Are Northwestern's recent basketball departures a big deal?
It's fitting given how the season went, but there hasn't been any good news on the Northwestern basketball front this offseason. They've lost two veteran players and their best recruiter in the month since the season ended.
There are over 1,200 players in the transfer portal right now, though, so Northwestern isn't alone in having key players move on. Even Big Ten teams who made the tournament, like Illinois, Michigan State, Rutgers and Wisconsin, have had major contributors enter the portal.
It's never good to lose two guys who played a lot and a top assistant, but that's college basketball in this brave new era of de-facto free agency. Players are on the move, regardless of how good the team they're leaving is.
The key for Northwestern is to not get lost in the shuffle and find quality replacements. The good news is there's plenty of options.
Here's our look at each departure and how big a deal it is for the Wildcats.
Why it's a big deal: Kopp was the team's leading scorer two years ago at 13.1 points per contest, and No. 2 this year, though his average fell to 11.2. He was also the highest-rated recruit of the Chris Collins era, ranked No. 66 in the class of 2018. For most of his career, Kopp was a knockdown shooter who was the Cats' most consistent offensive threat.
The biggest problem with Kopp's departure is the hole he leaves in the rotation. Northwestern has a good incoming class of recruits, but it would be unrealistic to expect those three to come in and be consistent contributors immediately.
Kopp played 31.5 minutes per game last season. Finding someone to fill those minutes should be head coach Chris Collins' top priority in the transfer portal.
Why it's not: For the second half of last season Kopp was a shooter, but not a maker. He never hit more than five shots in any of NU's last 15 games and only shot over 40% twice. In the final nine games of the season, he scored double-digit points only twice.
Kopp seemed to struggle finding his role in Northwestern's offense; it wasn't clear if he was a catch-and-shoot guy or something more, and his shooting seemed to suffer because of it. His three-point shooting fell from 39.6% to 34.0% this season. He wasn't much of a defender, either.
Sources told WildcatReport that Kopp's departure was not a surprise to the coaches or players. If Northwestern can find a consistent outside shooter who can play serviceable defense in the transfer portal, they might even have a chance to upgrade.
Why it's a big deal: A two-time team captain jumping ship is never a good sign.
Gaines was a leader who had the respect of all of his teammates. He was the one guy on the team who brought a hard-nosed, tough mentality to the court each night, even if he was a role player who came off the bench.
As the team's best defender, the Wildcats could depend on Gaines to lock down the other team's top guard. An excellent athlete, Gaines was also a strong rebounder and excelled at finishing at the basket when Northwestern could get out and run.
Northwestern is now without its leader, its toughest and most experienced player and best defender. That package will be hard to replace in the portal.

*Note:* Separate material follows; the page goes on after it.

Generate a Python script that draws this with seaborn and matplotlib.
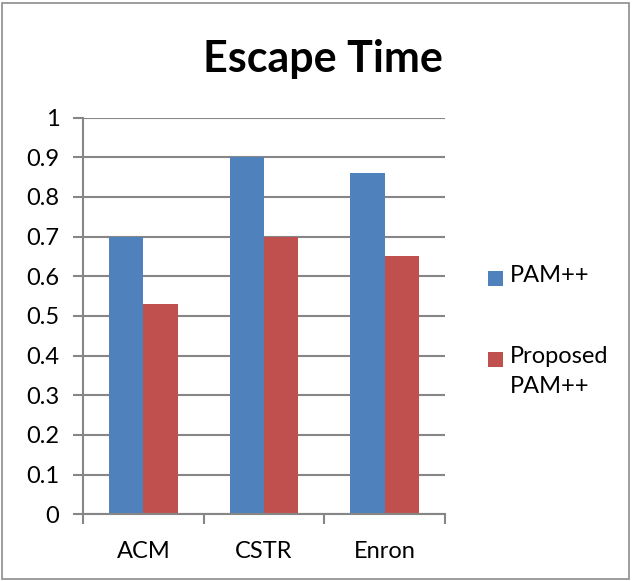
import matplotlib
matplotlib.use("Agg")
import matplotlib.pyplot as plt
from matplotlib.patches import Rectangle
import seaborn as sns
import pandas as pd

categories = ["ACM", "CSTR", "Enron"]
series_names = ["PAM++", "Proposed\nPAM++"]
pam = [0.70, 0.90, 0.86]
proposed = [0.53, 0.70, 0.65]
y_ticks = [0, 0.1, 0.2, 0.3, 0.4, 0.5, 0.6, 0.7, 0.8, 0.9, 1]
colors = ["#4F81BD", "#C0504D"]

df = pd.DataFrame({
    "cat": categories * 2,
    "val": pam + proposed,
    "series": [series_names[0]] * 3 + [series_names[1]] * 3,
})

sns.set_style("white")
plt.rcParams["font.family"] = ["Lato", "DejaVu Sans"]
grid_c = "#868686"
FS = 17

fig = plt.figure(figsize=(6.32, 5.81), dpi=100)
ax = fig.add_axes([83 / 632, 1 - 514.3 / 581, (445 - 83) / 632, (514.3 - 117.5) / 581])
sns.barplot(data=df, x="cat", y="val", hue="series", palette=colors,
            saturation=1, width=0.57, ax=ax, legend=False, errorbar=None,
            linewidth=0)

ax.set_xlim(-0.5, 2.5)
ax.set_ylim(0, 1)
ax.set_yticks(y_ticks)
ax.set_yticklabels(["0" if t == 0 else ("1" if t == 1 else f"{t:.1f}") for t in y_ticks])
ax.set_xlabel("")
ax.set_ylabel("")
ax.yaxis.grid(True, color=grid_c, linewidth=1.5)
ax.set_axisbelow(True)
for s in ["top", "right"]:
    ax.spines[s].set_visible(False)
for s in ["left", "bottom"]:
    ax.spines[s].set_color(grid_c)
    ax.spines[s].set_linewidth(1.5)
ax.tick_params(axis="y", length=7, width=1.5, color=grid_c, direction="out",
               labelsize=FS, pad=10, labelcolor="black", left=True)
ax.set_xticks([-0.5, 0.5, 1.5, 2.5], minor=True)
ax.tick_params(axis="x", which="minor", length=7, width=1.5, color=grid_c, direction="out", bottom=True)
ax.tick_params(axis="x", which="major", length=0, labelsize=FS, pad=19, labelcolor="black")

fig.text(323 / 632, 1 - 72 / 581, "Escape Time", ha="center", va="baseline",
         fontsize=31, fontweight="bold", color="black")

# legend drawn as squares + text, first line aligned with the square
legend_tops = [270, 351]
for name, col, top in zip(series_names, colors, legend_tops):
    fig.add_artist(Rectangle((488 / 632, 1 - (top + 16) / 581), 15 / 632, 15 / 581,
                             transform=fig.transFigure, facecolor=col, edgecolor="none"))
    fig.text(510 / 632, 1 - (top - 5) / 581, name, ha="left", va="top",
             fontsize=FS, linespacing=1.55, color="black")

fig.add_artist(Rectangle((2 / 632, 2 / 581), 627 / 632, 576 / 581, transform=fig.transFigure,
                         fill=False, edgecolor="#8C8C8C", linewidth=1.2))

fig.savefig("out.png", dpi=100)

Why it's not: Gaines has graduated from NU, so he's fulfilled his "obligation" to the university. He also has had to play for abysmal teams during his entire Northwestern career. He committed as Northwestern was coming off their run to the second round of the NCAA tournament, but never even came close to getting to the Big Dance.
Gaines played just 20.9 minutes per game last season. He was a limited player offensively, and his minutes and scoring went down in each of the last three seasons; he scored just 3.9 points per game last season.
Gaines might not have had a huge role for Northwestern next year because of his limited offensive skillset, so it makes sense that he may want to find a place where he can play big minutes and win some games.
Why it's a big deal: Head coach Chris Collins has had somewhat of a revolving door on the bench next to him since the tournament run in 2017.
The three assistants that year were Patrick Baldwin Sr., Armon Gates and Brian James. Baldwin Sr. is now the head coach at UW-Milwaukee and Gates is an assistant at Nebraska. Baldwin Sr.'s initial replacement, Billy Donlon, is now the head coach at UMKC.
James is the lone holdover from 2017 and Collins is now on his second replacement at the other two spots, so there hasn't been a lot of continuity on the staff. That isn't very conducive to great player development. With a new AD coming in, coaches might be less willing to hitch their careers to a coach who could could potentially be on the hot seat next season.
On top of all that, Dildy was seen as the best recruiter on staff and was key in signing NU's strong incoming class of 2021.
Why it's not: While one could say that coaches have left because Collins' stock is dropping, it's also true that no one's stock is rising faster than Porter Moser's. So it makes sense Dildy would reunite with his former bench boss from his days at Loyola. Didly also likely got a raise as Moser's top assistant in Norman.
Change isn't always bad, either -- especially when you've been as unsuccessful as Northwestern basketball has been the last few years. Collins could promote assistant director of operations Bryant McIntosh to fill Dildy's seat on the bench, or he could look outside the program.
Collins still has a lot of connections in the college basketball world; playing for and coaching under one of the best coaches of all time in Mike Krzyzewski will do that. It shouldn't be too hard for Collins to make some calls and find a proven assistant to come to Evanston.